Depuis des années, des associations (comme Cannabis Sans Frontières qui co-organisait la 24ème Cannaparade – Marche pour la légalisation du cannabis, le samedi 24 mai à laquelle PEPS a distribué ce flyer à diffuser partout), appellent à une solution plus équilibrée : la dépénalisation, l’expérimentation de Cannabis Municipal Clubs pour réguler ce marché dans le cadre d’une économie sociale et solidaire et la création de structures d’accompagnement, comme on peut le lire dans le programme de propositions communalistes de PEPS pour les élections municipales en 2026. Ces propositions ne relèvent pas de l’angélisme, mais d’un pragmatisme qui entend fragiliser les réseaux criminels, tout en préservant les droits des citoyennEs et en respectant la santé publique. Elles visent à traiter la cause du problème et non ses symptômes.

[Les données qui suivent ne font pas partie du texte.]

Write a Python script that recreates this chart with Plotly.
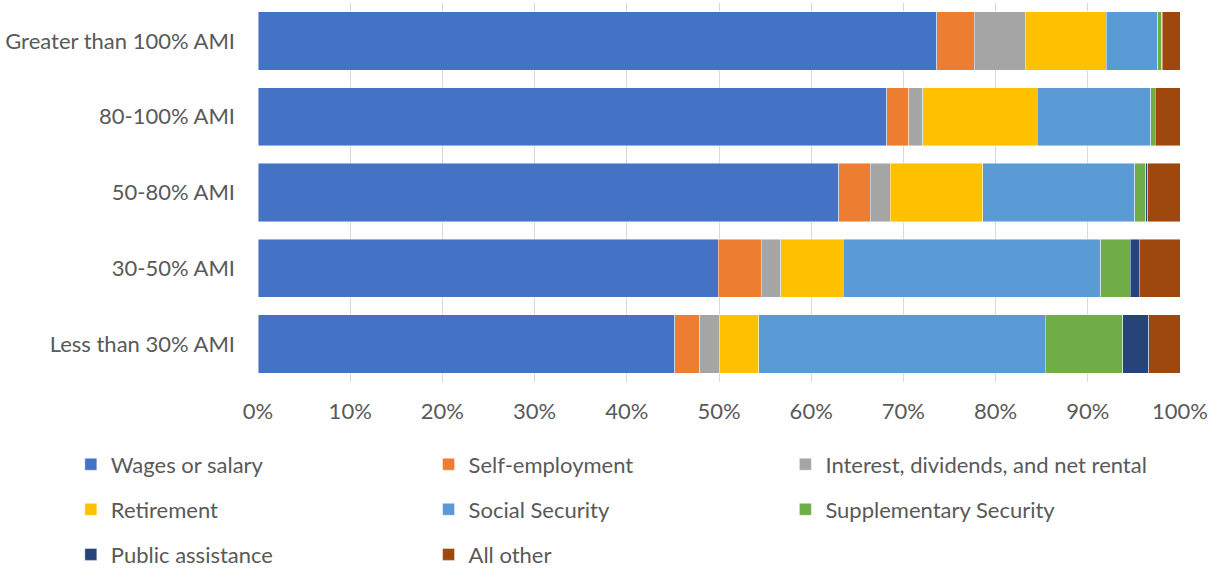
import plotly.graph_objects as go

# income groups, top to bottom as in the chart
groups = ["Greater than 100% AMI", "80-100% AMI", "50-80% AMI", "30-50% AMI", "Less than 30% AMI"]

# share of income by source (%), same order as groups
wages = [73.6, 68.2, 63.0, 49.9, 45.2]
self_emp = [4.1, 2.4, 3.4, 4.7, 2.7]
interest = [5.5, 1.5, 2.2, 2.1, 2.1]
retirement = [8.8, 12.4, 10.0, 6.8, 4.3]
social_sec = [5.6, 12.3, 16.5, 27.9, 31.1]
supp_sec = [0.4, 0.5, 1.2, 3.2, 8.4]
public_asst = [0.05, 0.0, 0.2, 1.0, 2.8]
all_other = [1.95, 2.7, 3.5, 4.4, 3.4]

# legend laid out in three columns, as in the original
series = [
    ("Wages or salary", wages, "#4472C4", "legend"),
    ("Self-employment", self_emp, "#ED7D31", "legend2"),
    ("Interest, dividends, and net rental", interest, "#A5A5A5", "legend3"),
    ("Retirement", retirement, "#FFC000", "legend"),
    ("Social Security", social_sec, "#5B9BD5", "legend2"),
    ("Supplementary Security", supp_sec, "#70AD47", "legend3"),
    ("Public assistance", public_asst, "#264478", "legend"),
    ("All other", all_other, "#9E480E", "legend2"),
]

FONT = "Lato, 'Open Sans', sans-serif"
GREY = "#595959"

fig = go.Figure()
for name, vals, color, leg in series:
    fig.add_trace(go.Bar(
        y=groups, x=vals, name=name, orientation="h",
        marker=dict(color=color, line=dict(color="rgba(255,255,255,0.6)", width=0.75)),
        legend=leg, legendgroup=name,
    ))

# each trace is its own legend group so tracegroupgap spaces the rows
leg_common = dict(
    orientation="v", traceorder="grouped", tracegroupgap=13.5,
    font=dict(size=22, color=GREY, family=FONT),
    y=-0.162, yanchor="top", xanchor="left", bgcolor="rgba(0,0,0,0)",
    itemclick=False, itemdoubleclick=False,
)

fig.update_layout(
    barmode="stack",
    bargap=0.23,
    width=1214, height=569,
    # fixed margins: the legends must not squeeze the plot area
    margin=dict(l=258, r=34, t=3, b=187, autoexpand=False),
    plot_bgcolor="white", paper_bgcolor="white",
    font=dict(family=FONT, color=GREY),
    xaxis=dict(
        range=[0, 100], dtick=10, ticksuffix="%",
        showgrid=True, gridcolor="#D9D9D9", gridwidth=1,
        zeroline=False, showline=False, automargin=False,
        tickfont=dict(size=22, color=GREY),
        ticks="", ticklabelstandoff=14,
    ),
    yaxis=dict(
        autorange="reversed", showgrid=False, showline=False, automargin=False,
        tickfont=dict(size=22, color=GREY), ticks="", ticklabelstandoff=22,
    ),
    legend=dict(leg_common, x=-0.203),
    legend2=dict(leg_common, x=0.185),
    legend3=dict(leg_common, x=0.572),
)

# drop the page's default 8px body margin so the figure fills the window
fig.write_html("out.html", config={"displayModeBar": False},
               post_script="document.body.style.margin='0';")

Ce débat sur la « guerre à la drogue » met en lumière une fracture croissante entre les élites politiques et la société civile. D’un côté, un pouvoir qui cherche à gouverner par la peur et l’autorité, de l’autre, une population qui réclame des solutions plus cohérentes, justes et humaines. Alors que la politique actuelle semble davantage privilégier des mesures spectaculaires, souvent déconnectées des réalités, la question fondamentale reste celle de notre démocratie. Sommes-nous prêts à accepter la remise en cause de nos libertés sous prétexte de combattre les drogues et la criminalité ? Ou avons-nous la force de penser des solutions alternatives qui traitent les causes profondes, tout en préservant ce qui fait la richesse de notre modèle démocratique : la liberté, la justice et le respect des droits fondamentaux ?

La « guerre à la drogue » comme l’envisageait Robert Nixon en 1971 et telle qu’elle est menée aujourd’hui, est en réalité une guerre aux libertés ciblant certaines populations jugées indésirables. Et c’est à la société toute entière de décider si elle préfère se soumettre à un ordre répressif et autoritaire, ou si elle choisit d’élargir son horizon à des solutions plus justes et respectueuses des droits de chaque être humain. Le vrai défi ne réside pas dans la lutte contre les drogues, mais dans la préservation de nos valeurs fondamentales.